== INFORMATION PROVIDED ==

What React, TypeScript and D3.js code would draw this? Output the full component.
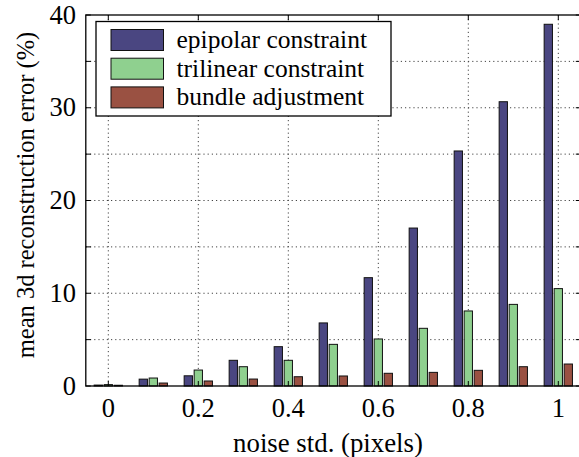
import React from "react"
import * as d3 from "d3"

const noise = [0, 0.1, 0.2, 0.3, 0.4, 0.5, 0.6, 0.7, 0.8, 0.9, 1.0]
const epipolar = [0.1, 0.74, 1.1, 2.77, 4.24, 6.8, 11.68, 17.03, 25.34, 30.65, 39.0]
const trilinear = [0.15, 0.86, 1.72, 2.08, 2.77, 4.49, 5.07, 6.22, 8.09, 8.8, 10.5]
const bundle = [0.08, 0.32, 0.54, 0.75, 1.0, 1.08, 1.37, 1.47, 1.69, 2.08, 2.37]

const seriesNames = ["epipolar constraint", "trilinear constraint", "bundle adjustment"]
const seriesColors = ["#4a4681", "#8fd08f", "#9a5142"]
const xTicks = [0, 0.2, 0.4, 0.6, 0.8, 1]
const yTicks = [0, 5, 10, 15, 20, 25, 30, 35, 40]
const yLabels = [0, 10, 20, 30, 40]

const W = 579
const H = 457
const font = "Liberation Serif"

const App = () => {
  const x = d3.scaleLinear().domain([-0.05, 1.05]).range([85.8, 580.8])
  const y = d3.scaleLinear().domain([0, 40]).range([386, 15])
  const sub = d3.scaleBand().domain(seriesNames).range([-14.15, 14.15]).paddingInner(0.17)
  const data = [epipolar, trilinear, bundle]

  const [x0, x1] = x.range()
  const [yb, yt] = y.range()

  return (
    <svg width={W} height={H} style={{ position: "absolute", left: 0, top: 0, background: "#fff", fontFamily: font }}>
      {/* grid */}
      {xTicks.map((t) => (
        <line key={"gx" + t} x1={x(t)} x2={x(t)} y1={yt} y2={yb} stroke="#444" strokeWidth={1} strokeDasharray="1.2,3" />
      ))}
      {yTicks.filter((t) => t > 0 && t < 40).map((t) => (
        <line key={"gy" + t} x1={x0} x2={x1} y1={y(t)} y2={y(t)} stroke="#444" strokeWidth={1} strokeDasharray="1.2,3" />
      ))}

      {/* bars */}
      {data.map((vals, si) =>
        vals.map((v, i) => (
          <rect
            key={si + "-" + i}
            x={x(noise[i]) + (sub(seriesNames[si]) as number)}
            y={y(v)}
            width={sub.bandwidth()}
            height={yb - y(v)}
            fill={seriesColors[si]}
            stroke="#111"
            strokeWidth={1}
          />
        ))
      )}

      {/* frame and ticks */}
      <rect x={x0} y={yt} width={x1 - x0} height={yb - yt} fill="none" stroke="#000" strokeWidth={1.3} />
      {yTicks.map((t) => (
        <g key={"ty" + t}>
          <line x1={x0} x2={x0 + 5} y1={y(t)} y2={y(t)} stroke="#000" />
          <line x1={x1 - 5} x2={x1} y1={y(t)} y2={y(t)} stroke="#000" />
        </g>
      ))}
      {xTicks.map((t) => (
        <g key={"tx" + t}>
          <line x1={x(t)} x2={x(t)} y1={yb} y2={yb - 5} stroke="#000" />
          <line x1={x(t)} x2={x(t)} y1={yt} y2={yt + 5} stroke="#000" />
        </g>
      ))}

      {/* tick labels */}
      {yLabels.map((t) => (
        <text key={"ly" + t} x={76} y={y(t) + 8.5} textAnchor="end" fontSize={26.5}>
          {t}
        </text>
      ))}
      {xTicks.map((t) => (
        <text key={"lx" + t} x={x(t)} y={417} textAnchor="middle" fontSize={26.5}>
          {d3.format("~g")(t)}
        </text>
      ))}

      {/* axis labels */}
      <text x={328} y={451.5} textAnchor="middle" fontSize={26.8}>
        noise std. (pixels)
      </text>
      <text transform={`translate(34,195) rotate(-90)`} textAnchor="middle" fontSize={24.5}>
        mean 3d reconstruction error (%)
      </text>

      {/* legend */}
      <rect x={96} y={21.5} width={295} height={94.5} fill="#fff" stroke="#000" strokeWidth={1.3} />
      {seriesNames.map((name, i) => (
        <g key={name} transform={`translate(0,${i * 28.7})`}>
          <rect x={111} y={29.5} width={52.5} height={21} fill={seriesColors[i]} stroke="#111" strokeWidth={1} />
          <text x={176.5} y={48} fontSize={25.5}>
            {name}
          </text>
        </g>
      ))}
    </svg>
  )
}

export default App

== WORK TO DO ==
Copy each line in full and exactly, omitting any picture.

== CORRECT RESULT ==
What React, TypeScript and D3.js code would draw this? Output the full component.
import React from "react"
import * as d3 from "d3"

const noise = [0, 0.1, 0.2, 0.3, 0.4, 0.5, 0.6, 0.7, 0.8, 0.9, 1.0]
const epipolar = [0.1, 0.74, 1.1, 2.77, 4.24, 6.8, 11.68, 17.03, 25.34, 30.65, 39.0]
const trilinear = [0.15, 0.86, 1.72, 2.08, 2.77, 4.49, 5.07, 6.22, 8.09, 8.8, 10.5]
const bundle = [0.08, 0.32, 0.54, 0.75, 1.0, 1.08, 1.37, 1.47, 1.69, 2.08, 2.37]

const seriesNames = ["epipolar constraint", "trilinear constraint", "bundle adjustment"]
const seriesColors = ["#4a4681", "#8fd08f", "#9a5142"]
const xTicks = [0, 0.2, 0.4, 0.6, 0.8, 1]
const yTicks = [0, 5, 10, 15, 20, 25, 30, 35, 40]
const yLabels = [0, 10, 20, 30, 40]

const W = 579
const H = 457
const font = "Liberation Serif"

const App = () => {
  const x = d3.scaleLinear().domain([-0.05, 1.05]).range([85.8, 580.8])
  const y = d3.scaleLinear().domain([0, 40]).range([386, 15])
  const sub = d3.scaleBand().domain(seriesNames).range([-14.15, 14.15]).paddingInner(0.17)
  const data = [epipolar, trilinear, bundle]

  const [x0, x1] = x.range()
  const [yb, yt] = y.range()

  return (
    <svg width={W} height={H} style={{ position: "absolute", left: 0, top: 0, background: "#fff", fontFamily: font }}>
      {/* grid */}
      {xTicks.map((t) => (
        <line key={"gx" + t} x1={x(t)} x2={x(t)} y1={yt} y2={yb} stroke="#444" strokeWidth={1} strokeDasharray="1.2,3" />
      ))}
      {yTicks.filter((t) => t > 0 && t < 40).map((t) => (
        <line key={"gy" + t} x1={x0} x2={x1} y1={y(t)} y2={y(t)} stroke="#444" strokeWidth={1} strokeDasharray="1.2,3" />
      ))}

      {/* bars */}
      {data.map((vals, si) =>
        vals.map((v, i) => (
          <rect
            key={si + "-" + i}
            x={x(noise[i]) + (sub(seriesNames[si]) as number)}
            y={y(v)}
            width={sub.bandwidth()}
            height={yb - y(v)}
            fill={seriesColors[si]}
            stroke="#111"
            strokeWidth={1}
          />
        ))
      )}

      {/* frame and ticks */}
      <rect x={x0} y={yt} width={x1 - x0} height={yb - yt} fill="none" stroke="#000" strokeWidth={1.3} />
      {yTicks.map((t) => (
        <g key={"ty" + t}>
          <line x1={x0} x2={x0 + 5} y1={y(t)} y2={y(t)} stroke="#000" />
          <line x1={x1 - 5} x2={x1} y1={y(t)} y2={y(t)} stroke="#000" />
        </g>
      ))}
      {xTicks.map((t) => (
        <g key={"tx" + t}>
          <line x1={x(t)} x2={x(t)} y1={yb} y2={yb - 5} stroke="#000" />
          <line x1={x(t)} x2={x(t)} y1={yt} y2={yt + 5} stroke="#000" />
        </g>
      ))}

      {/* tick labels */}
      {yLabels.map((t) => (
        <text key={"ly" + t} x={76} y={y(t) + 8.5} textAnchor="end" fontSize={26.5}>
          {t}
        </text>
      ))}
      {xTicks.map((t) => (
        <text key={"lx" + t} x={x(t)} y={417} textAnchor="middle" fontSize={26.5}>
          {d3.format("~g")(t)}
        </text>
      ))}

      {/* axis labels */}
      <text x={328} y={451.5} textAnchor="middle" fontSize={26.8}>
        noise std. (pixels)
      </text>
      <text transform={`translate(34,195) rotate(-90)`} textAnchor="middle" fontSize={24.5}>
        mean 3d reconstruction error (%)
      </text>

      {/* legend */}
      <rect x={96} y={21.5} width={295} height={94.5} fill="#fff" stroke="#000" strokeWidth={1.3} />
      {seriesNames.map((name, i) => (
        <g key={name} transform={`translate(0,${i * 28.7})`}>
          <rect x={111} y={29.5} width={52.5} height={21} fill={seriesColors[i]} stroke="#111" strokeWidth={1} />
          <text x={176.5} y={48} fontSize={25.5}>
            {name}
          </text>
        </g>
      ))}
    </svg>
  )
}

export default App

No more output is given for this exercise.